---- Provided material
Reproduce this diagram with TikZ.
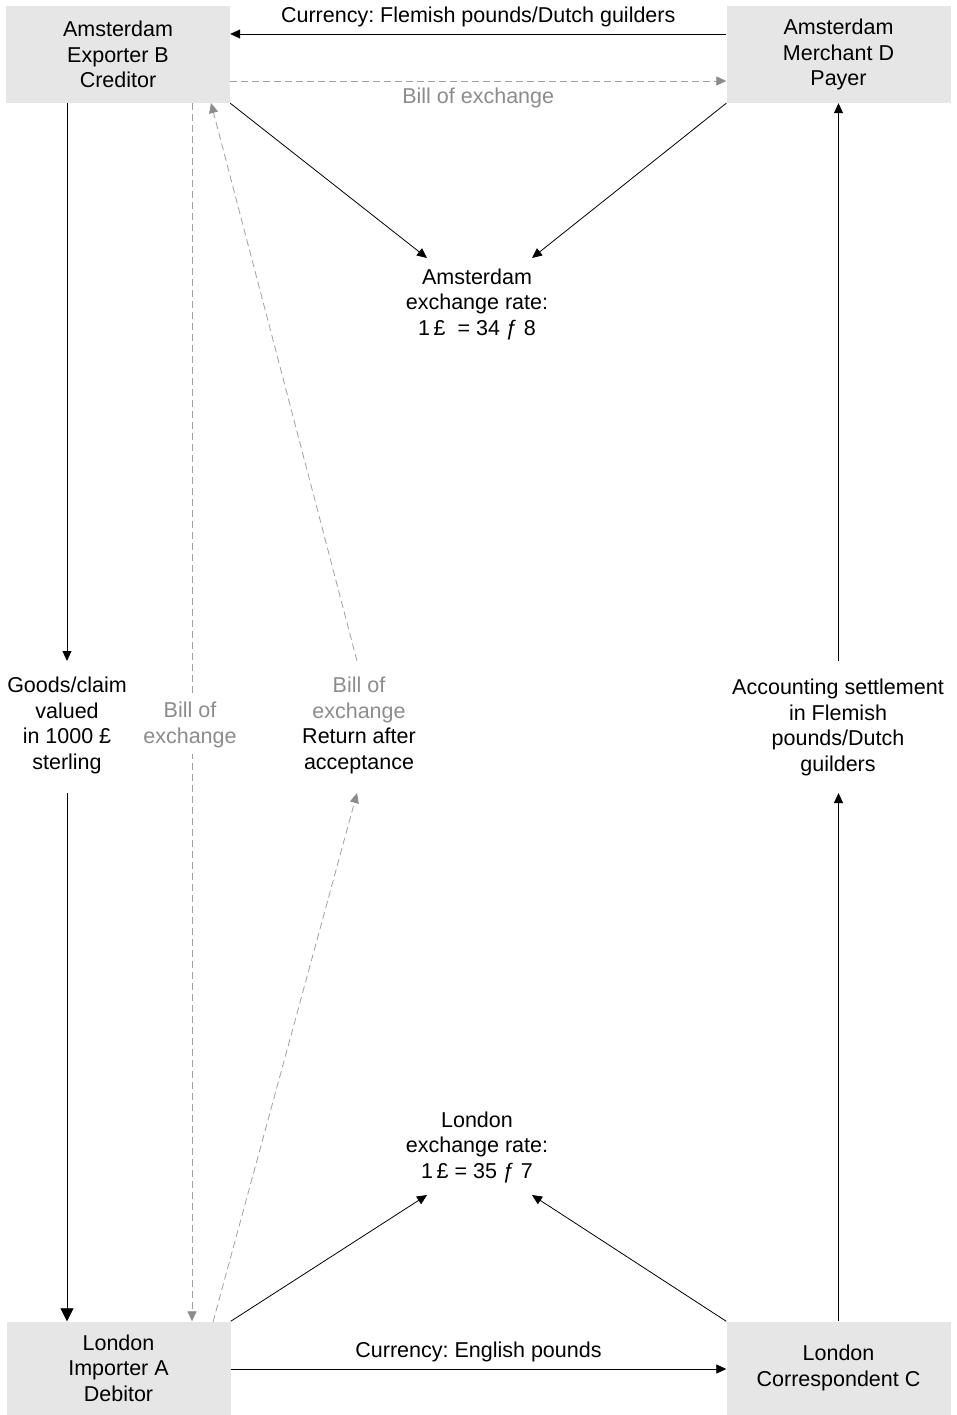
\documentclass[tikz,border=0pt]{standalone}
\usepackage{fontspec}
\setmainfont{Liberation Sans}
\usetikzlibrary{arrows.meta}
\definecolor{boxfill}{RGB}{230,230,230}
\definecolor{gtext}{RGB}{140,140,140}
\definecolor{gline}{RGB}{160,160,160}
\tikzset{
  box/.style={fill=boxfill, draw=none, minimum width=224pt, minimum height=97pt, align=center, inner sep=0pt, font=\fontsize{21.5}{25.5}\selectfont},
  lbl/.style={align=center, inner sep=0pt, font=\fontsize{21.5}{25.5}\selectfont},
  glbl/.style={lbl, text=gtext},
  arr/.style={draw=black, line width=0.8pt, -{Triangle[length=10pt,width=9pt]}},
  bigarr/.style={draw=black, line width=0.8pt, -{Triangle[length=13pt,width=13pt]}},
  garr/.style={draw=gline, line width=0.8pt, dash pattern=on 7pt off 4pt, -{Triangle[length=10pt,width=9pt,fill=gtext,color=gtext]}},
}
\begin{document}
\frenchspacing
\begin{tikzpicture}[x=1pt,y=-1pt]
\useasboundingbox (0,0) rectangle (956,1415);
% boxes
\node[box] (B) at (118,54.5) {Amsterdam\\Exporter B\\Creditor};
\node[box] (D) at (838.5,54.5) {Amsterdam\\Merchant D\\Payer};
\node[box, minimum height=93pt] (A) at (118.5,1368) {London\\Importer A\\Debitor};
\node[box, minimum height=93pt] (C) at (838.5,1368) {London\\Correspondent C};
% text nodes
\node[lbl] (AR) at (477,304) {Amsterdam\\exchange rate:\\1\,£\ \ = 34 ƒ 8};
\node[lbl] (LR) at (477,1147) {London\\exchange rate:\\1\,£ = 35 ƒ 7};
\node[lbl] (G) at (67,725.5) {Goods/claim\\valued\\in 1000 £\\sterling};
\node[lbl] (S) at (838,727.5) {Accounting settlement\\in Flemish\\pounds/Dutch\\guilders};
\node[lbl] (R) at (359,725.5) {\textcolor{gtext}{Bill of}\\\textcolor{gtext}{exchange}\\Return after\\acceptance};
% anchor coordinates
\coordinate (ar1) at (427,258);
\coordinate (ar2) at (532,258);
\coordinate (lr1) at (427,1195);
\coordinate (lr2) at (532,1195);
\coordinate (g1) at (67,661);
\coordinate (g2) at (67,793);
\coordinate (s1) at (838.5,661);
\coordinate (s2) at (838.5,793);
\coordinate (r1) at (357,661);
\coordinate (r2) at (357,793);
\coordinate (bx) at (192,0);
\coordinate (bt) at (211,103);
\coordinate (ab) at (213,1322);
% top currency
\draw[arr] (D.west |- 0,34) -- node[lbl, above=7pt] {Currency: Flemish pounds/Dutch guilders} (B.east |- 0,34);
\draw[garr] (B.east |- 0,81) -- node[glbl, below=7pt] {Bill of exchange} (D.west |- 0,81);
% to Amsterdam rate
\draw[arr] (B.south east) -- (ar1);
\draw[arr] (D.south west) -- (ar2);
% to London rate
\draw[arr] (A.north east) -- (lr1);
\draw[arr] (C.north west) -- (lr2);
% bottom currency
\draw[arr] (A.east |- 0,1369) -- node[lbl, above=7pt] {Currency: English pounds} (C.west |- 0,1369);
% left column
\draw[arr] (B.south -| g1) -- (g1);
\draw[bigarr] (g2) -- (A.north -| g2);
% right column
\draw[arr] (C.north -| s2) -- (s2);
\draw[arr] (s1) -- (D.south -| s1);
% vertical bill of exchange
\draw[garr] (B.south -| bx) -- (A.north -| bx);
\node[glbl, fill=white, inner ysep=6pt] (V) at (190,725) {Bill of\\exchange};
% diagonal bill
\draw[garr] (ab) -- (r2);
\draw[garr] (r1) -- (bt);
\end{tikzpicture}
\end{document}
--------
▶ _Given problem_
Without the pictures, write out all of the material exactly.

▶ _The result_
Reproduce this diagram with TikZ.
\documentclass[tikz,border=0pt]{standalone}
\usepackage{fontspec}
\setmainfont{Liberation Sans}
\usetikzlibrary{arrows.meta}
\definecolor{boxfill}{RGB}{230,230,230}
\definecolor{gtext}{RGB}{140,140,140}
\definecolor{gline}{RGB}{160,160,160}
\tikzset{
  box/.style={fill=boxfill, draw=none, minimum width=224pt, minimum height=97pt, align=center, inner sep=0pt, font=\fontsize{21.5}{25.5}\selectfont},
  lbl/.style={align=center, inner sep=0pt, font=\fontsize{21.5}{25.5}\selectfont},
  glbl/.style={lbl, text=gtext},
  arr/.style={draw=black, line width=0.8pt, -{Triangle[length=10pt,width=9pt]}},
  bigarr/.style={draw=black, line width=0.8pt, -{Triangle[length=13pt,width=13pt]}},
  garr/.style={draw=gline, line width=0.8pt, dash pattern=on 7pt off 4pt, -{Triangle[length=10pt,width=9pt,fill=gtext,color=gtext]}},
}
\begin{document}
\frenchspacing
\begin{tikzpicture}[x=1pt,y=-1pt]
\useasboundingbox (0,0) rectangle (956,1415);
% boxes
\node[box] (B) at (118,54.5) {Amsterdam\\Exporter B\\Creditor};
\node[box] (D) at (838.5,54.5) {Amsterdam\\Merchant D\\Payer};
\node[box, minimum height=93pt] (A) at (118.5,1368) {London\\Importer A\\Debitor};
\node[box, minimum height=93pt] (C) at (838.5,1368) {London\\Correspondent C};
% text nodes
\node[lbl] (AR) at (477,304) {Amsterdam\\exchange rate:\\1\,£\ \ = 34 ƒ 8};
\node[lbl] (LR) at (477,1147) {London\\exchange rate:\\1\,£ = 35 ƒ 7};
\node[lbl] (G) at (67,725.5) {Goods/claim\\valued\\in 1000 £\\sterling};
\node[lbl] (S) at (838,727.5) {Accounting settlement\\in Flemish\\pounds/Dutch\\guilders};
\node[lbl] (R) at (359,725.5) {\textcolor{gtext}{Bill of}\\\textcolor{gtext}{exchange}\\Return after\\acceptance};
% anchor coordinates
\coordinate (ar1) at (427,258);
\coordinate (ar2) at (532,258);
\coordinate (lr1) at (427,1195);
\coordinate (lr2) at (532,1195);
\coordinate (g1) at (67,661);
\coordinate (g2) at (67,793);
\coordinate (s1) at (838.5,661);
\coordinate (s2) at (838.5,793);
\coordinate (r1) at (357,661);
\coordinate (r2) at (357,793);
\coordinate (bx) at (192,0);
\coordinate (bt) at (211,103);
\coordinate (ab) at (213,1322);
% top currency
\draw[arr] (D.west |- 0,34) -- node[lbl, above=7pt] {Currency: Flemish pounds/Dutch guilders} (B.east |- 0,34);
\draw[garr] (B.east |- 0,81) -- node[glbl, below=7pt] {Bill of exchange} (D.west |- 0,81);
% to Amsterdam rate
\draw[arr] (B.south east) -- (ar1);
\draw[arr] (D.south west) -- (ar2);
% to London rate
\draw[arr] (A.north east) -- (lr1);
\draw[arr] (C.north west) -- (lr2);
% bottom currency
\draw[arr] (A.east |- 0,1369) -- node[lbl, above=7pt] {Currency: English pounds} (C.west |- 0,1369);
% left column
\draw[arr] (B.south -| g1) -- (g1);
\draw[bigarr] (g2) -- (A.north -| g2);
% right column
\draw[arr] (C.north -| s2) -- (s2);
\draw[arr] (s1) -- (D.south -| s1);
% vertical bill of exchange
\draw[garr] (B.south -| bx) -- (A.north -| bx);
\node[glbl, fill=white, inner ysep=6pt] (V) at (190,725) {Bill of\\exchange};
% diagonal bill
\draw[garr] (ab) -- (r2);
\draw[garr] (r1) -- (bt);
\end{tikzpicture}
\end{document}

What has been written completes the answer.